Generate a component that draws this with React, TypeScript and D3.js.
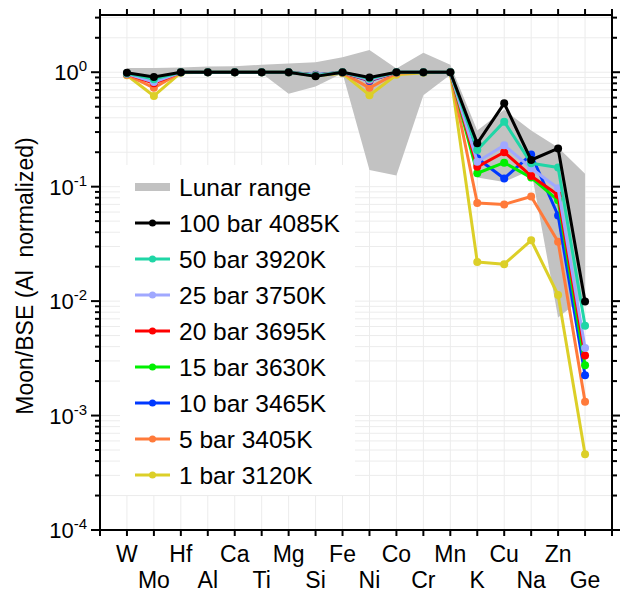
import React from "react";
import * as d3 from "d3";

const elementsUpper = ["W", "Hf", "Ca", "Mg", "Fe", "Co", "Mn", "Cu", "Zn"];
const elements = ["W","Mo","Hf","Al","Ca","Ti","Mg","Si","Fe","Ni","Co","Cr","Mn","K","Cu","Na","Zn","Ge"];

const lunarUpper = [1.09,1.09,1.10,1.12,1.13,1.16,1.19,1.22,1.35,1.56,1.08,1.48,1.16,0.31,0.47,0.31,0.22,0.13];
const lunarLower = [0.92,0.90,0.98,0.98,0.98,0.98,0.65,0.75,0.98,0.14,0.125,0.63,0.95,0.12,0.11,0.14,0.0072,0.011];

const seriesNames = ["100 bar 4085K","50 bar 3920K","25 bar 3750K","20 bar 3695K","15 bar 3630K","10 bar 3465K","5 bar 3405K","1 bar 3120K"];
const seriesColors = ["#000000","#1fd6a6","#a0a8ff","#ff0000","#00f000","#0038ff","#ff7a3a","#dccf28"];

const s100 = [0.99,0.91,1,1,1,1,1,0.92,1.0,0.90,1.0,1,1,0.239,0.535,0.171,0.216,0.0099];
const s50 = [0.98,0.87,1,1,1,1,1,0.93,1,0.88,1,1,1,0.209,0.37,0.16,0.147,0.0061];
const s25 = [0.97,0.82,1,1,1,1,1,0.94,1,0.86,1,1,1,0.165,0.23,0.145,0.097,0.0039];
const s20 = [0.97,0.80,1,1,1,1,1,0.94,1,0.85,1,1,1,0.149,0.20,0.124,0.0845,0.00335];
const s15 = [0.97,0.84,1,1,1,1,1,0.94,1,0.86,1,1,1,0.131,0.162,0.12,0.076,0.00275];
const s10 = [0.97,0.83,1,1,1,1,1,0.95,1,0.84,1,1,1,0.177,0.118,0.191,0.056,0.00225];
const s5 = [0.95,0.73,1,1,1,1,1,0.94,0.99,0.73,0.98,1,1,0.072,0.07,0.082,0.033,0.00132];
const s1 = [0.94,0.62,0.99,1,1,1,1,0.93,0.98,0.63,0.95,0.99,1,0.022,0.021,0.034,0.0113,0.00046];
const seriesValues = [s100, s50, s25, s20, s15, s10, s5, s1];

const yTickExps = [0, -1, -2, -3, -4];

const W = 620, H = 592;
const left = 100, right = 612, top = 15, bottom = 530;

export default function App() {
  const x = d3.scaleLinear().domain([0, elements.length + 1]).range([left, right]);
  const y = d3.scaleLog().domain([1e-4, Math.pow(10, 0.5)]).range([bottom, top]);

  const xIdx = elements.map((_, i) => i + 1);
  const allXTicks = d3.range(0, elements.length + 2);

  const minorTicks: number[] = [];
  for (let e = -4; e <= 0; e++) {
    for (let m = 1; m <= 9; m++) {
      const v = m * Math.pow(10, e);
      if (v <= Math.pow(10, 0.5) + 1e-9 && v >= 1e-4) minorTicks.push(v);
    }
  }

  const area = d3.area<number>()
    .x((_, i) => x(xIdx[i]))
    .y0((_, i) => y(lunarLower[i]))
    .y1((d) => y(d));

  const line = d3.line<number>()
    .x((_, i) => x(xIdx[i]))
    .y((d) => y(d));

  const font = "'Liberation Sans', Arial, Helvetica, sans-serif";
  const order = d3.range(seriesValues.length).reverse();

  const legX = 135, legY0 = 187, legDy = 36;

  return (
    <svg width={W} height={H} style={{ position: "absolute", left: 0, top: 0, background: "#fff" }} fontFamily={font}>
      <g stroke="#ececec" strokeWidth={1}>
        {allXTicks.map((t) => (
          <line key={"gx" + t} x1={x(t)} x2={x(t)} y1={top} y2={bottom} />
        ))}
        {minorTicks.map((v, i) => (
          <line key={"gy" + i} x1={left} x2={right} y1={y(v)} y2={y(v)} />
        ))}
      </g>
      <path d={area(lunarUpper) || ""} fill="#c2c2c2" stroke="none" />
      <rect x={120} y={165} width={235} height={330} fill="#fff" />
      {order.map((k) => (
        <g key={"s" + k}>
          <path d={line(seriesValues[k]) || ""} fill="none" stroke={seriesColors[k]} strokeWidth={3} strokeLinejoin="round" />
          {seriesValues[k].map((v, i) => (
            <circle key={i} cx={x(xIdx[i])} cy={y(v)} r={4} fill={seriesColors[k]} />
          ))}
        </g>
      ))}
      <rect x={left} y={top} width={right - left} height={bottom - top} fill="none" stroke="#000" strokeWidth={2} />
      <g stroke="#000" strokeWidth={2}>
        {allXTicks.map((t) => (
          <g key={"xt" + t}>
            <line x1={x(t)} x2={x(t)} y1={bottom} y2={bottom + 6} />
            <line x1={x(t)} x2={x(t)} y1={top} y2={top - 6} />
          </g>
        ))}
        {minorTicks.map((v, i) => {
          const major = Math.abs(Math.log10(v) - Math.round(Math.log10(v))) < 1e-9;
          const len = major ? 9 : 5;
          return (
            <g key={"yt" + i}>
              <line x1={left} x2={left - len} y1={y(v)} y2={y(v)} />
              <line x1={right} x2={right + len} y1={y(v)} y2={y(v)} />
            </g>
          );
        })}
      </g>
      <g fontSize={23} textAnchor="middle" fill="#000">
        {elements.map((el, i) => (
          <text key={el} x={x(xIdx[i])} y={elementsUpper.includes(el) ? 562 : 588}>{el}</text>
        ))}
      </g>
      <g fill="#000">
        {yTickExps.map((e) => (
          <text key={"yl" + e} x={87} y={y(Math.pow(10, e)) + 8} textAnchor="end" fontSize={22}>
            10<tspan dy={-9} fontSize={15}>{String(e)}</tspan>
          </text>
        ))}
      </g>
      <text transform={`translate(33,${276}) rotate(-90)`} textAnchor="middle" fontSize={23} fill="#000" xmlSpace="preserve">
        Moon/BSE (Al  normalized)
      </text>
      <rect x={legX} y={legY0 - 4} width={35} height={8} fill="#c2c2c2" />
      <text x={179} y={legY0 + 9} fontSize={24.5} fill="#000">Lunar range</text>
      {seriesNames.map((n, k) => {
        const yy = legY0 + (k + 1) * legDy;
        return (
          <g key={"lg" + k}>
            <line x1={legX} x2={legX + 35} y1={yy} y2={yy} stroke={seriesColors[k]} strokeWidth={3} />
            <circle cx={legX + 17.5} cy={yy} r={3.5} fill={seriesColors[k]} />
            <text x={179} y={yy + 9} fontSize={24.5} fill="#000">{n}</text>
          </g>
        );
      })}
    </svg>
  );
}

- WRITTEN REQUEST
Leave out the pictures and transcribe everything else exactly.

- RIGHT ANSWER
Generate a component that draws this with React, TypeScript and D3.js.
import React from "react";
import * as d3 from "d3";

const elementsUpper = ["W", "Hf", "Ca", "Mg", "Fe", "Co", "Mn", "Cu", "Zn"];
const elements = ["W","Mo","Hf","Al","Ca","Ti","Mg","Si","Fe","Ni","Co","Cr","Mn","K","Cu","Na","Zn","Ge"];

const lunarUpper = [1.09,1.09,1.10,1.12,1.13,1.16,1.19,1.22,1.35,1.56,1.08,1.48,1.16,0.31,0.47,0.31,0.22,0.13];
const lunarLower = [0.92,0.90,0.98,0.98,0.98,0.98,0.65,0.75,0.98,0.14,0.125,0.63,0.95,0.12,0.11,0.14,0.0072,0.011];

const seriesNames = ["100 bar 4085K","50 bar 3920K","25 bar 3750K","20 bar 3695K","15 bar 3630K","10 bar 3465K","5 bar 3405K","1 bar 3120K"];
const seriesColors = ["#000000","#1fd6a6","#a0a8ff","#ff0000","#00f000","#0038ff","#ff7a3a","#dccf28"];

const s100 = [0.99,0.91,1,1,1,1,1,0.92,1.0,0.90,1.0,1,1,0.239,0.535,0.171,0.216,0.0099];
const s50 = [0.98,0.87,1,1,1,1,1,0.93,1,0.88,1,1,1,0.209,0.37,0.16,0.147,0.0061];
const s25 = [0.97,0.82,1,1,1,1,1,0.94,1,0.86,1,1,1,0.165,0.23,0.145,0.097,0.0039];
const s20 = [0.97,0.80,1,1,1,1,1,0.94,1,0.85,1,1,1,0.149,0.20,0.124,0.0845,0.00335];
const s15 = [0.97,0.84,1,1,1,1,1,0.94,1,0.86,1,1,1,0.131,0.162,0.12,0.076,0.00275];
const s10 = [0.97,0.83,1,1,1,1,1,0.95,1,0.84,1,1,1,0.177,0.118,0.191,0.056,0.00225];
const s5 = [0.95,0.73,1,1,1,1,1,0.94,0.99,0.73,0.98,1,1,0.072,0.07,0.082,0.033,0.00132];
const s1 = [0.94,0.62,0.99,1,1,1,1,0.93,0.98,0.63,0.95,0.99,1,0.022,0.021,0.034,0.0113,0.00046];
const seriesValues = [s100, s50, s25, s20, s15, s10, s5, s1];

const yTickExps = [0, -1, -2, -3, -4];

const W = 620, H = 592;
const left = 100, right = 612, top = 15, bottom = 530;

export default function App() {
  const x = d3.scaleLinear().domain([0, elements.length + 1]).range([left, right]);
  const y = d3.scaleLog().domain([1e-4, Math.pow(10, 0.5)]).range([bottom, top]);

  const xIdx = elements.map((_, i) => i + 1);
  const allXTicks = d3.range(0, elements.length + 2);

  const minorTicks: number[] = [];
  for (let e = -4; e <= 0; e++) {
    for (let m = 1; m <= 9; m++) {
      const v = m * Math.pow(10, e);
      if (v <= Math.pow(10, 0.5) + 1e-9 && v >= 1e-4) minorTicks.push(v);
    }
  }

  const area = d3.area<number>()
    .x((_, i) => x(xIdx[i]))
    .y0((_, i) => y(lunarLower[i]))
    .y1((d) => y(d));

  const line = d3.line<number>()
    .x((_, i) => x(xIdx[i]))
    .y((d) => y(d));

  const font = "'Liberation Sans', Arial, Helvetica, sans-serif";
  const order = d3.range(seriesValues.length).reverse();

  const legX = 135, legY0 = 187, legDy = 36;

  return (
    <svg width={W} height={H} style={{ position: "absolute", left: 0, top: 0, background: "#fff" }} fontFamily={font}>
      <g stroke="#ececec" strokeWidth={1}>
        {allXTicks.map((t) => (
          <line key={"gx" + t} x1={x(t)} x2={x(t)} y1={top} y2={bottom} />
        ))}
        {minorTicks.map((v, i) => (
          <line key={"gy" + i} x1={left} x2={right} y1={y(v)} y2={y(v)} />
        ))}
      </g>
      <path d={area(lunarUpper) || ""} fill="#c2c2c2" stroke="none" />
      <rect x={120} y={165} width={235} height={330} fill="#fff" />
      {order.map((k) => (
        <g key={"s" + k}>
          <path d={line(seriesValues[k]) || ""} fill="none" stroke={seriesColors[k]} strokeWidth={3} strokeLinejoin="round" />
          {seriesValues[k].map((v, i) => (
            <circle key={i} cx={x(xIdx[i])} cy={y(v)} r={4} fill={seriesColors[k]} />
          ))}
        </g>
      ))}
      <rect x={left} y={top} width={right - left} height={bottom - top} fill="none" stroke="#000" strokeWidth={2} />
      <g stroke="#000" strokeWidth={2}>
        {allXTicks.map((t) => (
          <g key={"xt" + t}>
            <line x1={x(t)} x2={x(t)} y1={bottom} y2={bottom + 6} />
            <line x1={x(t)} x2={x(t)} y1={top} y2={top - 6} />
          </g>
        ))}
        {minorTicks.map((v, i) => {
          const major = Math.abs(Math.log10(v) - Math.round(Math.log10(v))) < 1e-9;
          const len = major ? 9 : 5;
          return (
            <g key={"yt" + i}>
              <line x1={left} x2={left - len} y1={y(v)} y2={y(v)} />
              <line x1={right} x2={right + len} y1={y(v)} y2={y(v)} />
            </g>
          );
        })}
      </g>
      <g fontSize={23} textAnchor="middle" fill="#000">
        {elements.map((el, i) => (
          <text key={el} x={x(xIdx[i])} y={elementsUpper.includes(el) ? 562 : 588}>{el}</text>
        ))}
      </g>
      <g fill="#000">
        {yTickExps.map((e) => (
          <text key={"yl" + e} x={87} y={y(Math.pow(10, e)) + 8} textAnchor="end" fontSize={22}>
            10<tspan dy={-9} fontSize={15}>{String(e)}</tspan>
          </text>
        ))}
      </g>
      <text transform={`translate(33,${276}) rotate(-90)`} textAnchor="middle" fontSize={23} fill="#000" xmlSpace="preserve">
        Moon/BSE (Al  normalized)
      </text>
      <rect x={legX} y={legY0 - 4} width={35} height={8} fill="#c2c2c2" />
      <text x={179} y={legY0 + 9} fontSize={24.5} fill="#000">Lunar range</text>
      {seriesNames.map((n, k) => {
        const yy = legY0 + (k + 1) * legDy;
        return (
          <g key={"lg" + k}>
            <line x1={legX} x2={legX + 35} y1={yy} y2={yy} stroke={seriesColors[k]} strokeWidth={3} />
            <circle cx={legX + 17.5} cy={yy} r={3.5} fill={seriesColors[k]} />
            <text x={179} y={yy + 9} fontSize={24.5} fill="#000">{n}</text>
          </g>
        );
      })}
    </svg>
  );
}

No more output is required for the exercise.